Solar Impulse plane ready to continue solar-powered flight around the world

The last news you may remember hearing about the Solar Impulse 2 project, which aims to fly a small solar-powered aircraft around the world, was last summer when the plane arrived in Hawaii with "irreversible damage" to the batteries. The aircraft and its pilot had just spent over 4 days and 21 hours flying across the Pacific from Japan to Hawaii, setting a world record for the longest solo flight in the process, only to be grounded due to severe overheating damage.
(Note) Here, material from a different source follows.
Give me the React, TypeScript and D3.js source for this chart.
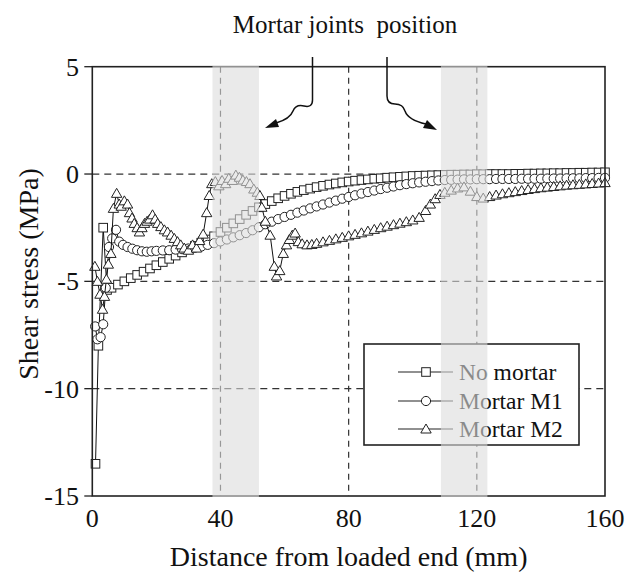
import React from "react";
import * as d3 from "d3";

const xTicks = [0, 40, 80, 120, 160];
const yTicks = [5, 0, -5, -10, -15];
const xGrid = [40, 80, 120];
const yGrid = [0, -5, -10];
const bands: [number, number][] = [[37.5, 52], [108.8, 123.3]];
const seriesNames = ["No mortar", "Mortar M1", "Mortar M2"];

const noMortar: [number, number][] = [
  [1, -13.5], [1.9, -8.0], [3.4, -2.5], [4.6, -5.4], [6, -5.3], [8, -5.15], [10, -5.0], [12, -4.85],
  [14, -4.7], [16, -4.55], [18, -4.4], [20, -4.25], [22, -4.1], [24, -3.95], [26, -3.8], [28, -3.65],
  [30, -3.5], [32, -3.35], [34, -3.2], [36, -3.05], [38, -2.9], [40, -2.7], [42, -2.5], [44, -2.3],
  [46, -2.1], [48, -1.9], [50, -1.72], [52, -1.55], [54, -1.4], [56, -1.26], [58, -1.13], [60, -1.02],
  [62, -0.92], [64, -0.83], [66, -0.75], [68, -0.68], [70, -0.61], [72, -0.55], [74, -0.49], [76, -0.44],
  [78, -0.39], [80, -0.35], [82, -0.31], [84, -0.28], [86, -0.25], [88, -0.22], [90, -0.2], [92, -0.17],
  [94, -0.15], [96, -0.13], [98, -0.11], [100, -0.09], [102, -0.08], [104, -0.07], [106, -0.06], [108, -0.05],
  [110, -0.04], [112, -0.03], [114, -0.03], [116, -0.02], [118, -0.02], [120, -0.01], [122, -0.01], [124, 0],
  [126, 0], [128, 0], [130, 0], [132, 0.01], [134, 0.01], [136, 0.02], [138, 0.02], [140, 0.03],
  [142, 0.03], [144, 0.04], [146, 0.04], [148, 0.05], [150, 0.05], [152, 0.06], [154, 0.06], [156, 0.07],
  [158, 0.07], [160, 0.08],
];

const mortarM1: [number, number][] = [
  [0.9, -7.1], [1.6, -7.7], [2.6, -7.6], [3.4, -7.0], [4.2, -5.3], [5.2, -3.4], [6.2, -3.0], [7.4, -2.6],
  [8.4, -3.15], [9.6, -3.3], [11, -3.4], [12.5, -3.48], [14, -3.55], [15.5, -3.6], [17, -3.62], [18.5, -3.6],
  [20, -3.58], [22, -3.56], [24, -3.55], [26, -3.52], [28, -3.5], [30, -3.47], [32, -3.43], [34, -3.38],
  [36, -3.3], [38, -3.22], [40, -3.14], [42, -3.05], [44, -2.95], [46, -2.85], [48, -2.75], [50, -2.62],
  [52, -2.48], [54, -2.34], [56, -2.22], [58, -2.1], [60, -2.0], [62, -1.9], [64, -1.8], [66, -1.7],
  [68, -1.6], [70, -1.51], [72, -1.42], [74, -1.33], [76, -1.24], [78, -1.15], [80, -1.07], [82, -0.99],
  [84, -0.91], [86, -0.84], [88, -0.77], [90, -0.7], [92, -0.64], [94, -0.58], [96, -0.52], [98, -0.47],
  [100, -0.43], [102, -0.39], [104, -0.36], [106, -0.33], [108, -0.3], [110, -0.28], [112, -0.27], [114, -0.26],
  [116, -0.25], [118, -0.25], [120, -0.24], [122, -0.24], [124, -0.24], [126, -0.23], [128, -0.23], [130, -0.23],
  [132, -0.23], [134, -0.22], [136, -0.22], [138, -0.22], [140, -0.22], [142, -0.21], [144, -0.21], [146, -0.21],
  [148, -0.2], [150, -0.2], [152, -0.2], [154, -0.19], [156, -0.19], [158, -0.18], [160, -0.18],
];

const mortarM2: [number, number][] = [
  [0.8, -4.3], [1.6, -5.0], [2.4, -5.6], [3.2, -6.3], [3.8, -5.7], [4.4, -4.9], [5.0, -4.2], [5.8, -3.7],
  [6.6, -1.6], [7.6, -0.9], [8.4, -1.4], [9.0, -1.5], [10, -1.25], [11, -1.4], [11.6, -1.8], [12.4, -2.05],
  [13.1, -2.3], [14, -2.5], [14.7, -2.7], [15.5, -2.5], [16.3, -2.3], [17.1, -2.2], [17.9, -2.1], [18.8, -1.9],
  [19.6, -2.1], [20.4, -2.3], [21.4, -2.45], [22.5, -2.6], [23.5, -2.7], [24.6, -2.85], [25.6, -3.0], [26.6, -3.15],
  [27.6, -3.3], [28.7, -3.45], [30, -3.55], [31.3, -3.3], [32.5, -3.45], [33.5, -3.1], [34.6, -2.8], [35.7, -1.8],
  [36.5, -1.0], [37.3, -0.45], [38.4, -0.35], [39.5, -0.55], [40.5, -0.3], [41.6, -0.45], [42.6, -0.2], [43.7, -0.3],
  [44.8, -0.05], [45.9, -0.15], [47.0, -0.28], [48.1, -0.35], [49.2, -0.45], [50.4, -0.7], [51.5, -0.85], [52.3, -1.0],
  [52.9, -1.55], [54, -2.2], [55.5, -2.85], [56.8, -4.3], [57.5, -4.75], [58.5, -4.5], [59.6, -3.7], [60.6, -3.3],
  [61.5, -3.05], [62.4, -2.85], [63.3, -2.75], [64.3, -3.15], [65.5, -3.25], [67, -3.3], [68.5, -3.28], [70, -3.23],
  [72, -3.16], [74, -3.09], [76, -3.02], [78, -2.95], [80, -2.88], [82, -2.81], [84, -2.74], [86, -2.66],
  [88, -2.58], [90, -2.5], [92, -2.43], [94, -2.36], [96, -2.29], [98, -2.22], [100, -2.14], [102, -2.02],
  [104, -1.7], [105.5, -1.4], [107, -1.15], [108.5, -0.95], [110, -0.85], [112, -0.75], [114, -0.65], [116, -0.6],
  [118, -0.8], [120, -1.05], [122, -1.12], [124, -1.05], [126, -0.98], [128, -0.92], [130, -0.87], [132, -0.82],
  [134, -0.77], [136, -0.72], [138, -0.68], [140, -0.64], [142, -0.61], [144, -0.58], [146, -0.55], [148, -0.52],
  [150, -0.5], [152, -0.48], [154, -0.46], [156, -0.44], [158, -0.42], [160, -0.4],
];

const FONT = "Liberation Serif, Times New Roman, DejaVu Serif, serif";
const W = 629;
const H = 578;
const left = 92.3, right = 605, top = 66.7, bottom = 496;

type Shape = "square" | "circle" | "triangle";

function Marker({ x, y, shape }: { x: number; y: number; shape: Shape }) {
  const common = { fill: "#fff", stroke: "#222", strokeWidth: 1 };
  if (shape === "square") return <rect x={x - 4.3} y={y - 4.3} width={8.6} height={8.6} {...common} />;
  if (shape === "circle") return <circle cx={x} cy={y} r={4.6} {...common} />;
  return <path d={`M${x},${y - 5} L${x + 5.2},${y + 4} L${x - 5.2},${y + 4} Z`} {...common} />;
}

export default function App() {
  const xs = d3.scaleLinear().domain([0, 160]).range([left, right]);
  const ys = d3.scaleLinear().domain([-15, 5]).range([bottom, top]);
  const line = d3.line<[number, number]>().x((d) => xs(d[0])).y((d) => ys(d[1]));
  const series: { data: [number, number][]; shape: Shape }[] = [
    { data: noMortar, shape: "square" },
    { data: mortarM1, shape: "circle" },
    { data: mortarM2, shape: "triangle" },
  ];
  const legendX = 364, legendY = 344, legendW = 215, legendH = 101;
  const rowYs = [372, 401, 429];
  const tx = { fontFamily: FONT, fill: "#111" } as const;

  return (
    <svg width={W} height={H} style={{ position: "absolute", left: 0, top: 0, background: "#fff", fontFamily: FONT }}>
      <rect x={0} y={0} width={W} height={H} fill="#fff" />
      {xGrid.map((v) => (
        <line key={"gx" + v} x1={xs(v)} x2={xs(v)} y1={top} y2={bottom} stroke="#333" strokeWidth={1.2} strokeDasharray="6 5" />
      ))}
      {yGrid.map((v) => (
        <line key={"gy" + v} x1={left} x2={right} y1={ys(v)} y2={ys(v)} stroke="#333" strokeWidth={1.2} strokeDasharray="7 5" />
      ))}
      {series.map((s, i) => (
        <g key={"s" + i}>
          <path d={line(s.data) || ""} fill="none" stroke="#111" strokeWidth={1} />
          {s.data.map((d, j) => (
            <Marker key={j} x={xs(d[0])} y={ys(d[1])} shape={s.shape} />
          ))}
        </g>
      ))}
      <rect x={left} y={top} width={right - left} height={bottom - top} fill="none" stroke="#222" strokeWidth={1.6} />
      {yTicks.map((v) => (
        <g key={"yt" + v}>
          <line x1={left - 8} x2={left} y1={ys(v)} y2={ys(v)} stroke="#222" strokeWidth={1.3} />
          <text x={79} y={ys(v)} dy="0.35em" textAnchor="end" fontSize={26} style={tx}>{v}</text>
        </g>
      ))}
      {xTicks.map((v) => (
        <text key={"xt" + v} x={xs(v)} y={527} textAnchor="middle" fontSize={26} style={tx}>{v}</text>
      ))}
      <text x={(left + right) / 2} y={566} textAnchor="middle" fontSize={28} style={tx}>Distance from loaded end (mm)</text>
      <text transform={`translate(38,274) rotate(-90)`} textAnchor="middle" fontSize={28} style={tx}>Shear stress (MPa)</text>
      <rect x={legendX} y={legendY} width={legendW} height={legendH} fill="#fff" stroke="#222" strokeWidth={1.6} />
      {seriesNames.map((name, i) => (
        <g key={"lg" + i}>
          <line x1={398} x2={453} y1={rowYs[i]} y2={rowYs[i]} stroke="#222" strokeWidth={1.2} />
          <Marker x={426} y={rowYs[i]} shape={series[i].shape} />
          <text x={459} y={rowYs[i]} dy="0.35em" fontSize={23.5} style={tx}>{name}</text>
        </g>
      ))}
      {bands.map((b, i) => (
        <rect key={"b" + i} x={xs(b[0])} y={top - 1} width={xs(b[1]) - xs(b[0])} height={bottom - top + 2} fill="#dcdcdc" opacity={0.6} />
      ))}
      <text x={345} y={33} textAnchor="middle" fontSize={25} style={{ ...tx, whiteSpace: "pre" }}>{"Mortar joints  position"}</text>
      <path d="M312.5,57 L312.5,100 Q312.5,108 304,106 Q296,104 293,111 Q290,119 276,123" fill="none" stroke="#111" strokeWidth={1.5} />
      <path d="M265,128 L276,119 L279,127 Z" fill="#111" />
      <path d="M387,57 L387,96 Q387,104 395,104 Q403,104 405,111 Q408,120 426,124" fill="none" stroke="#111" strokeWidth={1.5} />
      <path d="M437,130 L423,128 L427,120 Z" fill="#111" />
    </svg>
  );
}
Now, after spending the last nine months in Hawaii (not a bad place to get held up) conducting repairs, the Solar Impulse teams says the plane is ready to continue its journey. Based at the Kalaeloa airport, the aircraft and its alternating pilots, André Borschberg and Bertrand Piccard, have completed 13 high-altitude test flights to make sure they can make the next leg of the trip over the remainder of the Pacific.

Among the repairs done are a new set of batteries, which are used to store the solar energy needed for the aircraft to fly, along with an upgraded cooling system that should prevent any overheating.

A specific launch date for the next flight isn't known just yet, as the team is waiting for a window with the best weather conditions. Once it takes off, this time with Piccard piloting, the plane will fly to one of four possible locations: Phoenix, San Francisco, Los Angeles, or Vancouver. Having multiple destination points allows the team to modify the route if weather problems develop.

Of course, reaching North America will still only complete one leg of the journey. Solar Impulse will then fly to New York, followed by either Europe or Northern Africa, and finally to Abu Dhabi, where the project kicked off in March 2015.